STATED PROBLEM: Count, in the entries, the lines with "would". Answer with the number only.

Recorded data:
....................

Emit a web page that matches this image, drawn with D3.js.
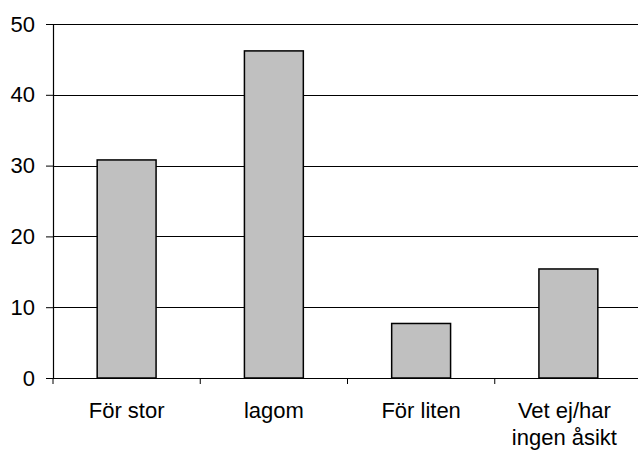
<!DOCTYPE html>
<html><head><meta charset="utf-8">
<script src="https://cdn.jsdelivr.net/npm/d3@7"></script>
<style>html,body{margin:0;padding:0;background:#fff;overflow:hidden;}svg{display:block;}</style>
</head><body>
<script>
const categories = ["För stor", "lagom", "För liten", "Vet ej/har ingen åsikt"];
const categoryLines = [["För stor"], ["lagom"], ["För liten"], ["Vet ej/har", "ingen åsikt"]];
const values = [30.8, 46.2, 7.7, 15.4];
const yTicks = [0, 10, 20, 30, 40, 50];

const W = 638, H = 450;
const mLeft = 53, mRight = 642, mTop = 24, mBottom = 378;
const svg = d3.select("body").append("svg").attr("width", W).attr("height", H);
const font = "'Liberation Sans', Arial, sans-serif";

const x = d3.scaleBand().domain(categories).range([mLeft, mRight]).paddingInner(0.6).paddingOuter(0.3);
const xb = d3.scaleBand().domain(categories).range([mLeft, mRight]);
const y = d3.scaleLinear().domain([0, 50]).range([mBottom, mTop]);

// gridlines
svg.append("g").selectAll("line").data(yTicks.filter(d => d > 0)).join("line")
  .attr("x1", mLeft).attr("x2", mRight)
  .attr("y1", d => Math.round(y(d)) + 0.5).attr("y2", d => Math.round(y(d)) + 0.5)
  .attr("stroke", "#000").attr("stroke-width", 1);

// bars
svg.append("g").selectAll("rect").data(values).join("rect")
  .attr("x", (d, i) => x(categories[i]))
  .attr("width", x.bandwidth())
  .attr("y", d => y(d))
  .attr("height", d => y(0) - y(d))
  .attr("fill", "#c0c0c0").attr("stroke", "#000").attr("stroke-width", 1.5);

// y axis
const ya = svg.append("g").attr("transform", `translate(${mLeft},0)`)
  .call(d3.axisLeft(y).tickValues(yTicks).tickSize(7).tickPadding(11).tickFormat(d3.format("d")));
ya.select(".domain").attr("stroke", "#000").attr("stroke-width", 1.2);
ya.selectAll(".tick line").attr("stroke", "#000");
ya.selectAll("text").attr("font-family", font).attr("font-size", 22).attr("fill", "#000");

// x axis
const xa = svg.append("g").attr("transform", `translate(0,${mBottom})`)
  .call(d3.axisBottom(xb).tickSize(0).tickFormat(""));
xa.select(".domain").attr("stroke", "#000").attr("stroke-width", 1.2);
xa.selectAll(".tick").remove();
svg.append("g").selectAll("line").data(categories).join("line")
  .attr("x1", d => xb(d)).attr("x2", d => xb(d))
  .attr("y1", mBottom).attr("y2", mBottom + 6)
  .attr("stroke", "#000").attr("stroke-width", 1);

// category labels
const lab = svg.append("g").selectAll("text").data(categories).join("text")
  .attr("x", d => xb(d) + xb.bandwidth() / 2)
  .attr("y", 418)
  .attr("text-anchor", "middle")
  .attr("font-family", font).attr("font-size", 22).attr("fill", "#000");
lab.each(function(d, i) {
  const t = d3.select(this);
  const cx = xb(d) + xb.bandwidth() / 2 - (categoryLines[i].length > 1 ? 4 : 0);
  categoryLines[i].forEach((ln, j) => {
    t.append("tspan").attr("x", cx).attr("dy", j === 0 ? 0 : 27).text(ln);
  });
});
</script>
</body></html>
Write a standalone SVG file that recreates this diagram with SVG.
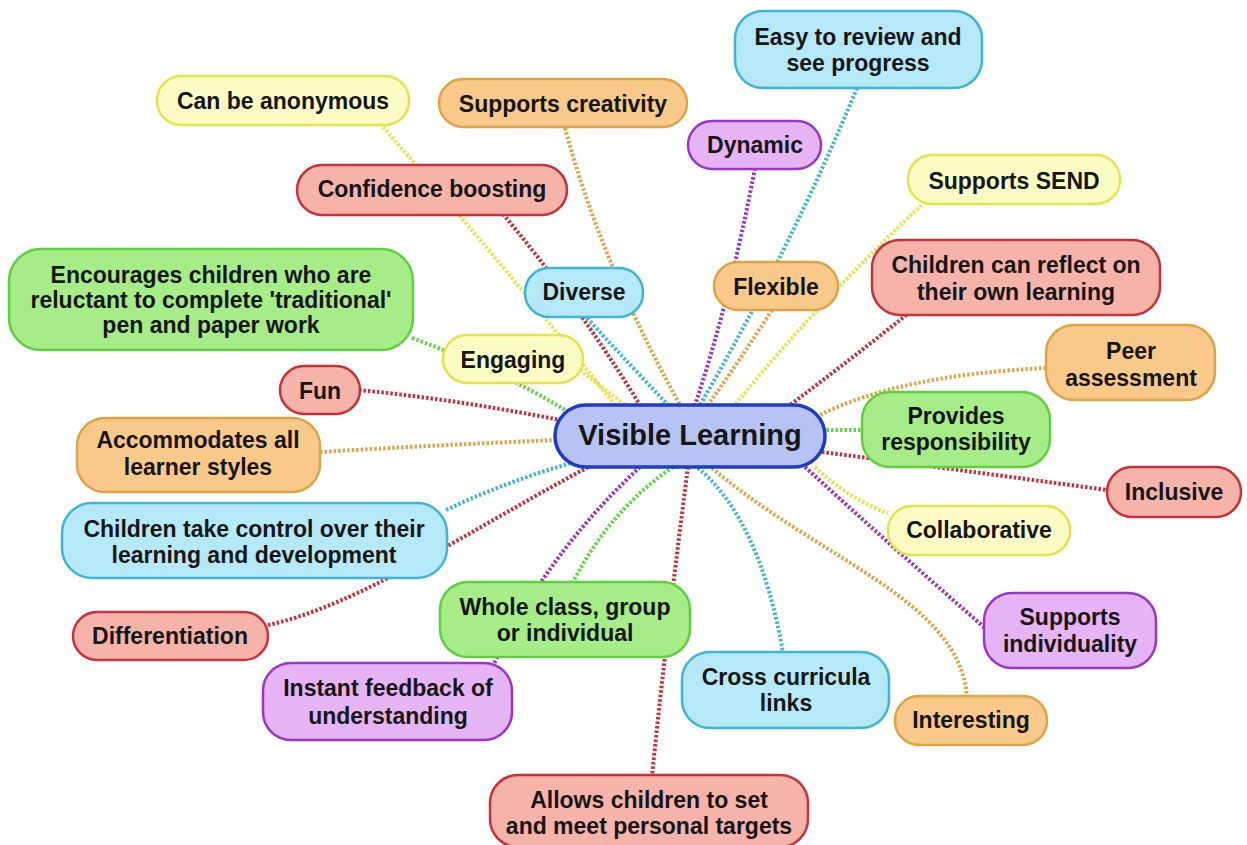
<svg xmlns="http://www.w3.org/2000/svg" width="1247" height="845" viewBox="0 0 1247 845">
<style>
text{font-family:"Liberation Sans",Arial,sans-serif;font-weight:bold;font-size:23px;fill:#161616;text-anchor:middle}
.n rect{stroke-width:2.5}
.cy rect{fill:#b5e9f7;stroke:#3db5d6}
.ye rect{fill:#fbfbc4;stroke:#e3e34a}
.or rect{fill:#f9c98a;stroke:#dea347}
.pu rect{fill:#e6b3f5;stroke:#9b35c9}
.re rect{fill:#f5b3aa;stroke:#c9303a}
.gr rect{fill:#a6ec87;stroke:#5fcf3f}
.c path{fill:none;stroke-width:4;stroke-dasharray:2.5 2}
.c .cy{stroke:#45b5d6}.c .ye{stroke:#e4e44e}.c .or{stroke:#e0a54c}.c .pu{stroke:#9a35c8}.c .re{stroke:#c2323f}.c .gr{stroke:#62d447}
</style>
<rect width="1247" height="845" fill="#ffffff"/>
<g id="connectors" class="c">
<path class="cy" d="M857,88 Q790,250 700,405"/>
<path class="pu" d="M755,168 Q730,300 695,405"/>
<path class="or" d="M772,310 Q740,360 708,405"/>
<path class="ye" d="M925,202 Q820,300 735,405"/>
<path class="re" d="M910,312 Q850,360 790,405"/>
<path class="or" d="M1046,368 Q900,375 820,415"/>
<path class="gr" d="M822,430 L862,430"/>
<path class="re" d="M822,452 Q960,470 1107,490"/>
<path class="ye" d="M815,467 Q850,500 888,513"/>
<path class="pu" d="M805,467 Q890,545 985,628"/>
<path class="or" d="M712,468 C820,560 960,600 967,697"/>
<path class="cy" d="M698,468 Q760,520 783,653"/>
<path class="re" d="M688,467 Q668,620 652,776"/>
<path class="gr" d="M673,467 Q610,510 573,582"/>
<path class="pu" d="M640,467 Q545,555 490,672"/>
<path class="cy" d="M446,510 Q510,480 575,462"/>
<path class="re" d="M268,625 C360,605 470,530 590,466"/>
<path class="or" d="M320,452 Q440,445 556,440"/>
<path class="re" d="M359,390 Q460,400 560,420"/>
<path class="gr" d="M412,338 Q500,370 565,410"/>
<path class="ye" d="M580,370 L625,405"/>
<path class="ye" d="M383,127 Q500,260 615,405"/>
<path class="re" d="M503,214 Q575,300 640,405"/>
<path class="cy" d="M587,318 Q630,365 668,405"/>
<path class="or" d="M565,128 Q600,260 680,405"/>
</g>
<g id="center">
<rect x="555" y="405" width="270" height="62" rx="31" fill="#b7c3f4" stroke="#1e3bc8" stroke-width="3.5"/>
<text x="690" y="445" style="font-size:29px">Visible Learning</text>
</g>
<g id="easy" class="n cy"><rect x="735" y="11" width="247" height="77" rx="28"/><text x="858" y="45">Easy to review and</text><text x="858" y="71">see progress</text></g>
<g id="anonymous" class="n ye"><rect x="157" y="76" width="252" height="49" rx="24"/><text x="283" y="109">Can be anonymous</text></g>
<g id="creativity" class="n or"><rect x="439" y="79" width="248" height="48" rx="24"/><text x="563" y="112">Supports creativity</text></g>
<g id="dynamic" class="n pu"><rect x="688" y="121" width="133" height="48" rx="24"/><text x="755" y="153">Dynamic</text></g>
<g id="send" class="n ye"><rect x="908" y="155" width="212" height="49" rx="24"/><text x="1014" y="189">Supports SEND</text></g>
<g id="confidence" class="n re"><rect x="297" y="165" width="270" height="50" rx="25"/><text x="432" y="197">Confidence boosting</text></g>
<g id="encourages" class="n gr"><rect x="9" y="249" width="404" height="101" rx="32"/><text x="211" y="283">Encourages children who are</text><text x="211" y="308">reluctant to complete 'traditional'</text><text x="211" y="333">pen and paper work</text></g>
<g id="diverse" class="n cy"><rect x="525" y="268" width="118" height="49" rx="24"/><text x="584" y="300">Diverse</text></g>
<g id="flexible" class="n or"><rect x="714" y="262" width="124" height="48" rx="24"/><text x="776" y="295">Flexible</text></g>
<g id="reflect" class="n re"><rect x="872" y="240" width="288" height="75" rx="28"/><text x="1016" y="273">Children can reflect on</text><text x="1016" y="300">their own learning</text></g>
<g id="peer" class="n or"><rect x="1046" y="325" width="169" height="75" rx="28"/><text x="1131" y="359">Peer</text><text x="1131" y="386">assessment</text></g>
<g id="provides" class="n gr"><rect x="862" y="392" width="188" height="75" rx="28"/><text x="956" y="424">Provides</text><text x="956" y="450">responsibility</text></g>
<g id="inclusive" class="n re"><rect x="1107" y="467" width="134" height="50" rx="25"/><text x="1174" y="500">Inclusive</text></g>
<g id="collaborative" class="n ye"><rect x="888" y="506" width="182" height="49" rx="24"/><text x="979" y="538">Collaborative</text></g>
<g id="individuality" class="n pu"><rect x="984" y="593" width="172" height="75" rx="28"/><text x="1070" y="625">Supports</text><text x="1070" y="652">individuality</text></g>
<g id="interesting" class="n or"><rect x="895" y="696" width="152" height="49" rx="24"/><text x="971" y="728">Interesting</text></g>
<g id="cross" class="n cy"><rect x="682" y="652" width="207" height="76" rx="28"/><text x="786" y="685">Cross curricula</text><text x="786" y="711">links</text></g>
<g id="allows" class="n re"><rect x="490" y="775" width="318" height="72" rx="28"/><text x="649" y="808">Allows children to set</text><text x="649" y="834">and meet personal targets</text></g>
<g id="instant" class="n pu"><rect x="263" y="663" width="249" height="77" rx="28"/><text x="388" y="696">Instant feedback of</text><text x="388" y="724">understanding</text></g>
<g id="whole" class="n gr"><rect x="440" y="582" width="250" height="75" rx="28"/><text x="565" y="615">Whole class, group</text><text x="565" y="641">or individual</text></g>
<g id="differentiation" class="n re"><rect x="73" y="612" width="195" height="48" rx="24"/><text x="170" y="644">Differentiation</text></g>
<g id="control" class="n cy"><rect x="62" y="503" width="385" height="75" rx="30"/><text x="254" y="537">Children take control over their</text><text x="254" y="563">learning and development</text></g>
<g id="accommodates" class="n or"><rect x="77" y="418" width="243" height="74" rx="28"/><text x="198" y="448">Accommodates all</text><text x="198" y="475">learner styles</text></g>
<g id="fun" class="n re"><rect x="280" y="366" width="80" height="48" rx="24"/><text x="320" y="399">Fun</text></g>
<g id="engaging" class="n ye"><rect x="443" y="335" width="140" height="48" rx="24"/><text x="513" y="368">Engaging</text></g>
</svg>
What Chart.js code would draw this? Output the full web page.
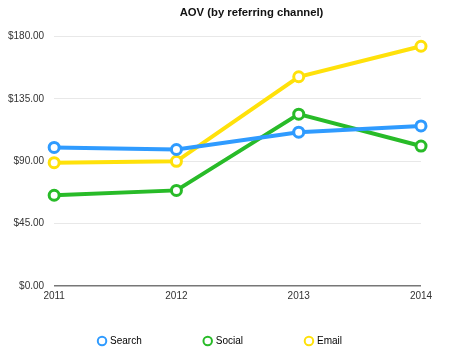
<!DOCTYPE html>
<html>
<head>
<meta charset="utf-8">
<script src="https://cdn.jsdelivr.net/npm/chart.js@4/dist/chart.umd.min.js"></script>
<style>
  html, body { margin: 0; padding: 0; background: #fff; }
  #wrap { width: 450px; height: 354px; }
</style>
</head>
<body>
<div id="wrap"><canvas id="aovChart"></canvas></div>
<script>
// Data
const years = ['2011', '2012', '2013', '2014'];
const searchAov = [100, 98.5, 111, 115.5];
const socialAov = [65.5, 69, 124, 101];
const emailAov = [89, 90, 151, 173];

const yTicks = [0, 45, 90, 135, 180];

function series(label, data, color) {
    return {
        label: label,
        data: data,
        borderColor: color,
        backgroundColor: color,
        borderWidth: 4,
        pointRadius: 5,
        pointBorderWidth: 3,
        pointBackgroundColor: '#fff',
        pointBorderColor: color,
        tension: 0
    };
}

// Wide gaps between legend items without the tall box that the padding would give,
// and title / legend nudged right like in the original
const layoutTweaks = {
    id: 'layoutTweaks',
    beforeInit(chart) {
        const legend = chart.legend;
        const fit = legend.fit;
        const draw = legend.draw;
        legend.fit = function () {
            fit.call(this);
            this._shift = this.height - 50;
            this.height = 50;
        };
        legend.draw = function (area) {
            this.top -= this._shift;
            this.left += 11;
            this.right += 11;
            draw.call(this, area);
            this.top += this._shift;
            this.left -= 11;
            this.right -= 11;
        };
    },
    afterLayout(chart) {
        const title = chart.titleBlock;
        title.left += 42;
        title.right += 42;
    }
};

Chart.defaults.font.family = '"Liberation Sans", Arial, Helvetica, sans-serif';
Chart.defaults.color = '#333';

new Chart(document.getElementById('aovChart'), {
    type: 'line',
    data: {
        labels: years,
        datasets: [
            series('Search', searchAov, '#2f9bff'),
            series('Social', socialAov, '#28bb28'),
            series('Email', emailAov, '#ffe10a')
        ]
    },
    plugins: [layoutTweaks],
    options: {
        responsive: true,
        maintainAspectRatio: false,
        animation: false,
        layout: { padding: { left: -2, right: 29, top: 4, bottom: -2 } },
        plugins: {
            title: {
                display: true,
                text: 'AOV (by referring channel)',
                color: '#111',
                font: { size: 11.3, weight: 'bold' },
                padding: { top: 2, bottom: 17 }
            },
            legend: {
                position: 'bottom',
                labels: {
                    usePointStyle: true,
                    pointStyle: 'circle',
                    boxWidth: 6,
                    boxHeight: 6,
                    padding: 63,
                    font: { size: 10 },
                    generateLabels: chart => chart.data.datasets.map((ds, i) => ({
                        text: ds.label,
                        fillStyle: '#fff',
                        strokeStyle: ds.borderColor,
                        lineWidth: 2,
                        pointStyle: 'circle',
                        datasetIndex: i
                    }))
                }
            },
            tooltip: { enabled: false }
        },
        scales: {
            x: {
                offset: false,
                grid: { display: false, drawTicks: false },
                border: { display: false },
                ticks: { font: { size: 10 }, padding: 4, maxRotation: 0 }
            },
            y: {
                min: 0,
                max: 180,
                afterBuildTicks: axis => { axis.ticks = yTicks.map(v => ({ value: v })); },
                grid: {
                    color: ctx => ctx.tick && ctx.tick.value === 0 ? '#777' : '#e8e8e8',
                    lineWidth: ctx => ctx.tick && ctx.tick.value === 0 ? 1.5 : 1,
                    drawTicks: false
                },
                border: { display: false },
                ticks: {
                    font: { size: 10 },
                    padding: 10,
                    callback: v => '$' + v.toFixed(2)
                }
            }
        }
    }
});
</script>
</body>
</html>
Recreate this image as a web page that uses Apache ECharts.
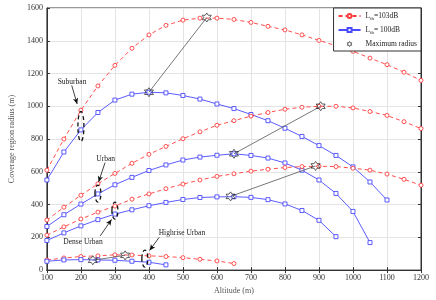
<!DOCTYPE html>
<html><head><meta charset="utf-8">
<script src="https://cdn.jsdelivr.net/npm/echarts@6/dist/echarts.min.js"></script>
<style>html,body{margin:0;padding:0;background:#fff}#c{width:436px;height:300px}</style>
</head><body><div id="c"></div>
<script>
const altitudes = [100,150,200,250,300,350,400,450,500,550,600,650,700,750,800,850,900,950,1000,1050,1100,1150,1200];
const suburban103 = [610,800,976,1124,1250,1354,1436,1494,1526,1538,1538,1530,1512,1488,1466,1436,1402,1370,1336,1294,1254,1208,1158];
const suburban100 = [550,721,856,962,1038,1074,1086,1082,1066,1044,1014,986,950,912,866,816,760,700,630,538,428];
const urban103 = [306,384,457,527,590,652,707,755,802,844,884,912,940,962,982,994,1000,1000,990,968,944,906,864];
const urban100 = [266,338,403,465,521,566,608,642,672,690,701,710,700,684,654,610,550,468,358,168];
const dense103 = [213,264,312,354,391,433,465,497,525,550,572,588,604,616,626,632,634,632,622,610,586,554,518];
const dense100 = [181,227,270,308,342,368,393,413,431,443,447,448,444,430,404,364,304,204];
const highrise103 = [62,74,83,87,93,92,87,83,76,66,56,40];
const highrise100 = [54,62,64,62,60,54,48,32];
// maximum radius points: pairs [100dB, 103dB]
const maxPairs = [
  [[400,1086],[570,1542]],
  [[650,710],[905,1000]],
  [[640,450],[890,636]],
  [[235,60],[330,90]]
];
const envLabels = ['Suburban','Urban','Dense Urban','Highrise Urban'];
const labelPos = [[174,1151],[273,680],[206,170],[497,224]];
const arrowFrom = [[173,1127],[271,656],[257,209],[430,200]];
const arrowTo = [[189,1014],[252,538],[290,309],[402,120]];
const ellipseCenters = [[200,877],[250,467],[300,363],[388,70]];

const RED = '#ff3b3b', BLUE = '#4a4aff', FONT = 'Liberation Serif';
const starPath = 'path://M0,-10 L2.9,-5 L8.66,-5 L5.8,0 L8.66,5 L2.9,5 L0,10 L-2.9,5 L-8.66,5 L-5.8,0 L-8.66,-5 L-2.9,-5 Z';
const zip = v => v.map((y,i)=>[altitudes[i],y]);
function redSeries(d){return {name:'L103',type:'line',data:zip(d),symbol:'circle',symbolSize:4,showSymbol:true,
  lineStyle:{color:RED,width:0.9,type:[4,3]},itemStyle:{color:'#fff',borderColor:RED,borderWidth:0.9},z:3,animation:false};}
function blueSeries(d){return {name:'L100',type:'line',data:zip(d),symbol:'rect',symbolSize:4,
  lineStyle:{color:BLUE,width:0.9},itemStyle:{color:'#fff',borderColor:BLUE,borderWidth:0.9},z:3,animation:false};}
const starData = []; maxPairs.forEach(p=>{starData.push(p[0]);starData.push(p[1]);});
const lineData = maxPairs.map(p=>[{coord:p[0]},{coord:p[1]}]);
const arrowData = arrowFrom.map((f,i)=>[{coord:f},{coord:arrowTo[i]}]);

const chart = echarts.init(document.getElementById('c'));
const axisLbl = {fontFamily:FONT,fontSize:8,color:'#333',formatter:v=>String(v)};
chart.setOption({
  animation:false,
  grid:{left:29,right:15,top:8,bottom:23.3,show:true,borderColor:'#333',borderWidth:1},
  xAxis:[{type:'value',min:100,max:1200,interval:100,name:'Altitude (m)',nameLocation:'middle',nameGap:14,
    nameTextStyle:{fontFamily:FONT,fontSize:8,color:'#555'},
    axisLine:{lineStyle:{color:'#333'}},axisTick:{inside:true,length:3,lineStyle:{color:'#333'}},
    axisLabel:Object.assign({margin:4},axisLbl),splitLine:{lineStyle:{color:'#e4e4e4'}}},
    {type:'value',position:'top',min:100,max:1200,interval:100,axisLine:{lineStyle:{color:'#333'}},
    axisTick:{inside:true,length:3,lineStyle:{color:'#333'}},axisLabel:{show:false},splitLine:{show:false}}],
  yAxis:[{type:'value',min:0,max:1600,interval:200,name:'Coverage region radius (m)',nameLocation:'middle',nameGap:20,
    nameTextStyle:{fontFamily:FONT,fontSize:8,color:'#555'},
    axisLine:{show:true,lineStyle:{color:'#333'}},axisTick:{show:true,inside:true,length:3,lineStyle:{color:'#333'}},
    axisLabel:Object.assign({margin:4},axisLbl),splitLine:{lineStyle:{color:'#e4e4e4'}}},
    {type:'value',position:'right',min:0,max:1600,interval:200,axisLine:{show:true,lineStyle:{color:'#333'}},
    axisTick:{show:true,inside:true,length:3,lineStyle:{color:'#333'}},axisLabel:{show:false},splitLine:{show:false}}],
  legend:{right:15,top:8,orient:'vertical',itemWidth:22,itemHeight:5,itemGap:5,padding:[4,4,3,4],
    backgroundColor:'#fff',borderColor:'#333',borderWidth:1,
    data:['L103','L100',{name:'Maximum radius',itemStyle:{color:'#fff',borderColor:'#222',borderWidth:0.9}}],
    formatter:n=> n==='L103'?'{a|L}{s|th}{a|=103dB}': n==='L100'?'{a|L}{s|th}{a|= 100dB}':'{a|Maximum radius}',
    textStyle:{fontFamily:FONT,fontSize:7.5,color:'#222',
      rich:{a:{fontFamily:FONT,fontSize:7.5,color:'#222'},s:{fontFamily:FONT,fontSize:5,color:'#222',padding:[5,0,0,0]}}}},
  series:[
    redSeries(suburban103), blueSeries(suburban100),
    redSeries(urban103), blueSeries(urban100),
    redSeries(dense103), blueSeries(dense100),
    redSeries(highrise103), blueSeries(highrise100),
    {name:'Maximum radius',type:'scatter',data:starData,symbol:starPath,symbolSize:9,z:5,
     itemStyle:{color:'rgba(255,255,255,0)',borderColor:'#222',borderWidth:0.9},
     markLine:{silent:true,symbol:['none','none'],lineStyle:{color:'#555',width:0.8,type:'solid'},label:{show:false},data:lineData}},
    {name:'arrows',type:'line',data:[],
     markLine:{silent:true,symbol:['none','arrow'],symbolSize:[4,6],lineStyle:{color:'#111',width:0.8,type:'solid'},label:{show:false},data:arrowData}}
  ]
});
const g = [];
envLabels.forEach((t,i)=>{
  const p = chart.convertToPixel({xAxisIndex:0,yAxisIndex:0},labelPos[i]);
  g.push({type:'text',x:p[0],y:p[1],style:{text:t,fontFamily:FONT,fontSize:7.5,fill:'#222',align:'center',verticalAlign:'middle'},z:10});
});
ellipseCenters.forEach((c,i)=>{
  const p = chart.convertToPixel({xAxisIndex:0,yAxisIndex:0},c);
  const ry = i===0?15:8.5;
  g.push({type:'ellipse',shape:{cx:p[0],cy:p[1],rx:3,ry:ry},style:{fill:'none',stroke:'#111',lineWidth:1.3,lineDash:[4,3]},z:10});
});
chart.setOption({graphic:g});
</script></body></html>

....................

REPLY: 2